Jean François Betala BelingaHommage
La culture. Cet homme à la gouaille et à la gniak communicative pouvait de prime abord laisser l’impression qu’il n’était qu’un bon vivant et rien d’autre. C’était mal connaître le personnage. A plus d’un égard, Sébastien a fait montre de son éclectisme et de sa trans-culturalité. Il est devenu un de ces citoyens du monde comme l’on aimerait en voir de plus en plus souvent. Il reflétait cette maxime si chère à ma pensée : loin d’être un ambitieux sans esprit, il n’était pas un parvenu sans culture. Il a su garder le sens de tout son apprentissage et de sa vie. Il a su mêler l’instruction acquise à l’école occidentalisée et l’éducation fournie par la chaumière familiale africaine. Sébastien pour moi c’était en effet tout ça : un homme cultivé, instruit et surtout éduqué. Il n’était pas l’homme du compromis mièvre ou de la compromission éhontée. Il était de ceux, qui loin d’être des girouettes balayées par le vent du moment se plaisaient plutôt à être parmi les marionnettistes qui font le spectacle. Sur ce point précis, Sébastien m’a donné une bonne leçon : celle de me dire qu’a force d’avoir intériorisé notre infériorité, nous les africains, avions fini par croire que le fait d’être intégré dans ce monde globalisé passait nécessairement par la négation de ce que nous étions. Non, Sébastien ne m’a pas paru jouer un rôle ou encore s’il en jouait un, il a joué le sien, ni plus, ni moins. Sébastien m’a donné la preuve que l’on pouvait être aussi à l’aise qu’un poisson dans l’eau dans une ville d’accueil, sans pour autant oublier qui l’on était et d’où l’on venait. S’il est vrai que savoir ou l’on va peut vous dédouaner de penser à votre lieu d’origine, il avait néanmoins compris que si l’on oublie ou l’on va, il faut essayer de se rappeler d’où l’on vient.

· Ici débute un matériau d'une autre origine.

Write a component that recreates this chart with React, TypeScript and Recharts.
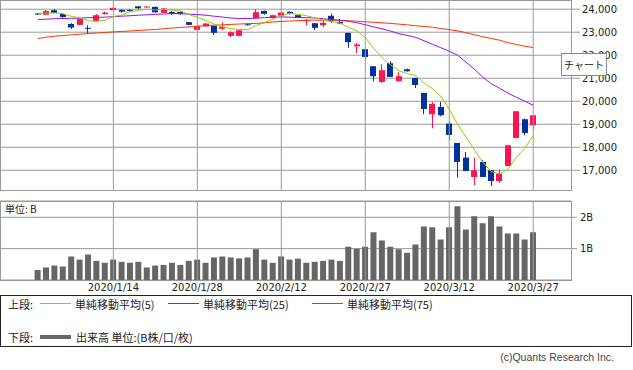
import React from 'react';
import { ComposedChart, Bar, Line, XAxis, YAxis, CartesianGrid, ReferenceLine } from 'recharts';

const dates = ['2019/12/25','2019/12/26','2019/12/27','2019/12/30','2020/1/6','2020/1/7','2020/1/8','2020/1/9','2020/1/10','2020/1/14','2020/1/15','2020/1/16','2020/1/17','2020/1/20','2020/1/21','2020/1/22','2020/1/23','2020/1/24','2020/1/27','2020/1/28','2020/1/29','2020/1/30','2020/1/31','2020/2/3','2020/2/4','2020/2/5','2020/2/6','2020/2/7','2020/2/10','2020/2/12','2020/2/13','2020/2/14','2020/2/17','2020/2/18','2020/2/19','2020/2/20','2020/2/21','2020/2/25','2020/2/26','2020/2/27','2020/2/28','2020/3/2','2020/3/3','2020/3/4','2020/3/5','2020/3/6','2020/3/9','2020/3/10','2020/3/11','2020/3/12','2020/3/13','2020/3/16','2020/3/17','2020/3/18','2020/3/19','2020/3/23','2020/3/24','2020/3/25','2020/3/26','2020/3/27'];

const opens = [23815,23760,23955,23790,23360,23320,23190,23480,23790,23960,23970,23970,24125,24090,24100,23840,23883,23883,23435,23100,23250,23275,23150,22840,22840,23345,23610,23925,23622,23715,23885,23740,23478,23390,23305,23713,23448,22970,22391,22261,21522,20839,21652,20870,21391,21013,20361,19435,19752,19030,18187,17552,16709,17361,17000,16535,17187,18404,19217,18957];
const highs = [23830,23960,24000,23800,23390,23580,23300,23785,23900,24090,23990,23995,24140,24130,24120,24060,23920,23900,23440,23300,23390,23290,23430,23045,23100,23380,24000,23940,23760,23870,23910,23760,23565,23400,23490,23813,23578,22975,22535,22270,21530,21609,21739,21261,21420,21020,20370,19970,19970,19130,18190,17796,17552,17435,17010,17043,18090,19570,19250,19400];
const lows = [23750,23750,23830,23630,23140,23300,22920,23470,23770,23950,23850,23900,24000,24070,23850,23830,23760,23760,23300,23090,23240,22880,23090,22795,22830,23300,23600,23760,23600,23700,23770,23620,23305,23100,23230,23404,23348,22317,22100,21826,20870,20796,21050,20860,21290,20578,19435,18826,19350,18304,16683,16960,16348,16700,16317,16448,17180,18400,18522,18783];
const closes = [23782,23925,23838,23657,23205,23576,23165,23740,23851,24060,23890,23933,24041,24118,23865,24031,23795,23800,23320,23270,23379,22975,23240,23000,23085,23330,23870,23800,23740,23857,23815,23640,23535,23190,23404,23496,23378,22565,22465,21926,21087,21348,21057,21087,21304,20709,19665,19883,19391,18535,17361,16970,17000,16709,16535,16857,18087,19565,18622,19391];
const ma5 = [23823,23835,23839,23807,23681,23640,23496,23476,23515,23679,23747,23893,23953,24000,23968,23991,23963,23920,23772,23643,23512,23349,23224,23150,23124,23112,23291,23416,23558,23714,23815,23778,23717,23619,23527,23457,23397,23213,23060,22769,22302,21893,21589,21324,21200,21121,20792,20549,20212,19658,18995,18455,17884,17346,16945,16836,17054,17561,17949,18516];
const ma25 = [23552,23565,23587,23596,23604,23609,23630,23643,23657,23674,23696,23717,23739,23757,23778,23791,23809,23800,23783,23765,23739,23696,23661,23617,23596,23596,23609,23635,23652,23665,23652,23639,23630,23617,23587,23548,23522,23470,23413,23326,23230,23148,23052,22935,22861,22774,22630,22478,22326,22174,22000,21696,21391,21043,20761,20565,20348,20174,20000,19826];
const ma75 = [22726,22783,22826,22857,22887,22913,22943,22965,22991,23013,23035,23052,23078,23100,23117,23152,23183,23209,23230,23261,23287,23304,23322,23339,23357,23370,23383,23409,23443,23470,23487,23504,23517,23522,23522,23522,23513,23500,23478,23452,23435,23409,23383,23352,23322,23283,23248,23217,23161,23113,23057,22978,22891,22804,22726,22652,22543,22465,22391,22335];
const volumes = [0.32,0.40,0.46,0.43,0.75,0.65,0.81,0.61,0.55,0.65,0.58,0.55,0.58,0.40,0.46,0.48,0.55,0.48,0.61,0.65,0.55,0.72,0.75,0.72,0.69,0.72,0.98,0.65,0.55,0.75,0.65,0.68,0.55,0.58,0.61,0.65,0.61,1.06,1.00,1.06,1.52,1.26,1.06,0.98,0.87,1.13,1.71,1.68,1.29,1.68,2.35,1.61,2.03,1.81,2.03,1.71,1.48,1.48,1.29,1.52];

const dateTicks = ['2020/1/14','2020/1/28','2020/2/12','2020/2/27','2020/3/12','2020/3/27'];
const priceTicks = [17000,18000,19000,20000,21000,22000,23000,24000];
const volumeTicks = [1, 2];

const RED = '#ff1450';
const BLUE = '#003399';
const C_MA5 = '#99cc00';
const C_MA25 = '#9911ee';
const C_MA75 = '#ff3300';
const GRID = '#999999';
const FONT = 'DejaVu Sans';
const JFONT = '"Noto Sans CJK JP", "Noto Sans", sans-serif';

const PAD = 4;
const padRow = (k: string) => ({ date: k });
const rows: any[] = [
  ...Array.from({ length: PAD }, (_, i) => padRow('padL' + i)),
  ...dates.map((d, i) => ({
    date: d, open: opens[i], high: highs[i], low: lows[i], close: closes[i],
    ma5: ma5[i], ma25: ma25[i], ma75: ma75[i], vol: volumes[i],
  })),
  ...Array.from({ length: PAD }, (_, i) => padRow('padR' + i)),
];

const Candle = (props: any) => {
  const { x, y, width, height, payload } = props;
  if (!payload || payload.high == null || x == null) return null;
  const { open, close, high, low } = payload;
  const top0 = Math.min(y, y + height);
  const h = Math.abs(height);
  const ppu = h / (high - low);
  const yOf = (v: number) => top0 + (high - v) * ppu;
  const up = close >= open;
  const color = up ? RED : BLUE;
  const cx = Math.floor(x + width / 2) + 0.5;
  const bTop = yOf(Math.max(open, close));
  const bBot = yOf(Math.min(open, close));
  const bx = Math.round(x);
  return (
    <g>
      <line x1={cx} x2={cx} y1={top0} y2={top0 + h} stroke={color} strokeWidth={1} />
      <rect x={bx} y={bTop} width={width} height={Math.max(1, bBot - bTop)} fill={color} />
    </g>
  );
};

const txt = (s: string, left: number, cy: number, extra: any = {}) => (
  <div style={{ position: 'absolute', left, top: cy - 8, height: 16, lineHeight: '16px', fontSize: 11, color: '#222', fontFamily: JFONT, whiteSpace: 'nowrap', ...extra }}>{s}</div>
);

export default function App() {
  return (
    <div style={{ position: 'absolute', left: 0, top: 0, width: 633, height: 370, background: '#fff', overflow: 'hidden', fontFamily: FONT }}>
      {/* price chart */}
      <div style={{ position: 'absolute', left: 0, top: 0 }}>
        <ComposedChart width={633} height={191} data={rows} margin={{ top: 0, right: 0, left: 0, bottom: 0 }}>
          <CartesianGrid vertical={false} stroke={GRID} />
          <XAxis dataKey="date" hide />
          <YAxis orientation="right" width={62} domain={[16100, 24400]} ticks={priceTicks} allowDataOverflow
            axisLine={false} tickLine={{ stroke: GRID }} tickSize={9} tickMargin={2}
            tick={{ fontSize: 10, fill: '#222', fontFamily: FONT }}
            tickFormatter={(v: number) => v.toLocaleString('en-US')} />
          {dateTicks.map((d) => <ReferenceLine key={d} x={d} stroke={GRID} />)}
          <Line dataKey="ma75" stroke={C_MA75} dot={false} strokeWidth={1} isAnimationActive={false} />
          <Line dataKey="ma25" stroke={C_MA25} dot={false} strokeWidth={1} isAnimationActive={false} />
          <Line dataKey="ma5" stroke={C_MA5} dot={false} strokeWidth={1} isAnimationActive={false} />
          <Bar dataKey={(d: any) => (d.high != null ? [d.low, d.high] : null)} barSize={6}
            shape={(p: any) => <Candle {...p} />} isAnimationActive={false} />
        </ComposedChart>
      </div>
      <div style={{ position: 'absolute', left: 0, top: 0, width: 572, height: 191, boxSizing: 'border-box', border: '1px solid ' + GRID, pointerEvents: 'none' }} />

      {/* volume chart */}
      <div style={{ position: 'absolute', left: 0, top: 200 }}>
        <ComposedChart width={633} height={100} data={rows} margin={{ top: 1, right: 0, left: 0, bottom: 0 }}>
          <CartesianGrid vertical={false} stroke={GRID} />
          <XAxis dataKey="date" ticks={dateTicks} interval={0} height={20} axisLine={false} tickLine={false}
            tickSize={2} tickMargin={2} tick={{ fontSize: 10, fill: '#222', fontFamily: FONT }} />
          <YAxis orientation="right" width={62} domain={[0, 2.52]} ticks={volumeTicks} allowDataOverflow
            axisLine={false} tickLine={{ stroke: GRID }} tickSize={6} tickMargin={3}
            tick={{ fontSize: 10, fill: '#222', fontFamily: FONT }}
            tickFormatter={(v: number) => v + 'B'} />
          {dateTicks.map((d) => <ReferenceLine key={d} x={d} stroke={GRID} />)}
          <Bar dataKey="vol" fill="#666666" barSize={6} isAnimationActive={false} />
        </ComposedChart>
      </div>
      <div style={{ position: 'absolute', left: 0, top: 201, width: 572, height: 80, boxSizing: 'border-box', border: '1px solid ' + GRID, pointerEvents: 'none' }} />
      <div style={{ position: 'absolute', left: 5, top: 203, fontSize: 10, lineHeight: '12px', color: '#222', fontFamily: JFONT }}>単位: B</div>

      {/* chart button */}
      <div style={{ position: 'absolute', left: 561, top: 53, width: 46, height: 23, boxSizing: 'border-box', border: '1px solid #888', background: '#fff', fontSize: 10, lineHeight: '21px', textAlign: 'center', color: '#222', fontFamily: JFONT }}>チャート</div>

      {/* legend */}
      <div style={{ position: 'absolute', left: 0, top: 295, width: 632, height: 52, boxSizing: 'border-box', border: '1px solid #222' }} />
      {txt('上段:', 8, 304)}
      <div style={{ position: 'absolute', left: 40, top: 303, width: 31, height: 1, background: C_MA5 }} />
      {txt('単純移動平均(5)', 75, 304)}
      <div style={{ position: 'absolute', left: 168, top: 303, width: 31, height: 1, background: C_MA25 }} />
      {txt('単純移動平均(25)', 203, 304)}
      <div style={{ position: 'absolute', left: 312, top: 303, width: 31, height: 1, background: C_MA75 }} />
      {txt('単純移動平均(75)', 347, 304)}
      {txt('下段:', 8, 337)}
      <div style={{ position: 'absolute', left: 40, top: 335, width: 31, height: 4, background: '#666' }} />
      {txt('出来高 単位:(B株/口/枚)', 76, 337)}

      <div style={{ position: 'absolute', left: 414, width: 200, top: 350, height: 14, lineHeight: '14px', textAlign: 'right', fontSize: 10.5, color: '#444', fontFamily: '"Liberation Sans", sans-serif' }}>(c)Quants Research Inc.</div>
    </div>
  );
}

La fierté revendiquée : Il m’a donné une énième leçon : être vrai. Il a compris que ce n’est qu’en étant vrai, en étant soi même que l’on pouvait enrichir l’autre. Que cette altérité était une richesse à défendre jalousement. Il m’a accepté tel que j’étais au delà de la divergence de nos points de vue, il ne m’a disqualifié sur aucun poncif, même quand je soupçonnais que je heurtais sa façon de voir les choses. L’on pourrait penser que c’était une personnalité erratique à l’audition de ce discours .Qu’il tolérait tout. Ce serait faire fausse route ! Sébastien savait être ferme sur ses convictions. Il m’a fait comprendre qu’il ne fallait pas rêver de sa vie, rêver sa vie mais vivre son rêve. En un sens, il m’a donné une autre leçon : celle d’être fier. Fier , non pas de caractères ataviques ontologiquement déterminés sur lesquels l’on n’aurait eu aucun mot à dire , non pas de cette fierté exclusive qui écrase l’autre , mais plutôt de cette fierté communicative , non ostentatoire , réelle qui suscite l’adhésion et l’admiration. C’est sans doute pourquoi il était doté d’un sens critique très accru , mais pas d’un sens de la critique. Il avait su faire la part des choses entre esprit critique et esprit de critique. En effet , bien que très critique de la situation de son pays d’origine (qui est aussi le mien), dans nos discussions il ne l’avait jamais dépeint comme une contrée déterminée par le désamour de la providence à végéter dans le misérabilisme et la médiocrité.
Après avoir dit tout cela, on s’en retourne à soi même.
Sébastien, tu m’as beaucoup apporté. Corrompu par la mentalité comptable de mon environnement, je trouve que tu es parti trop tôt . Nous avons partager peu de temps ensemble , mais ces moments ont toujours été très riches en échanges. Tu avais ce don consistant à rendre les moments ( plus) vivants. Mais à choisir, que privilégier ? Donner des années à la vie ou donner de la vie aux années ? A ta façon, tu as répondu à cette question.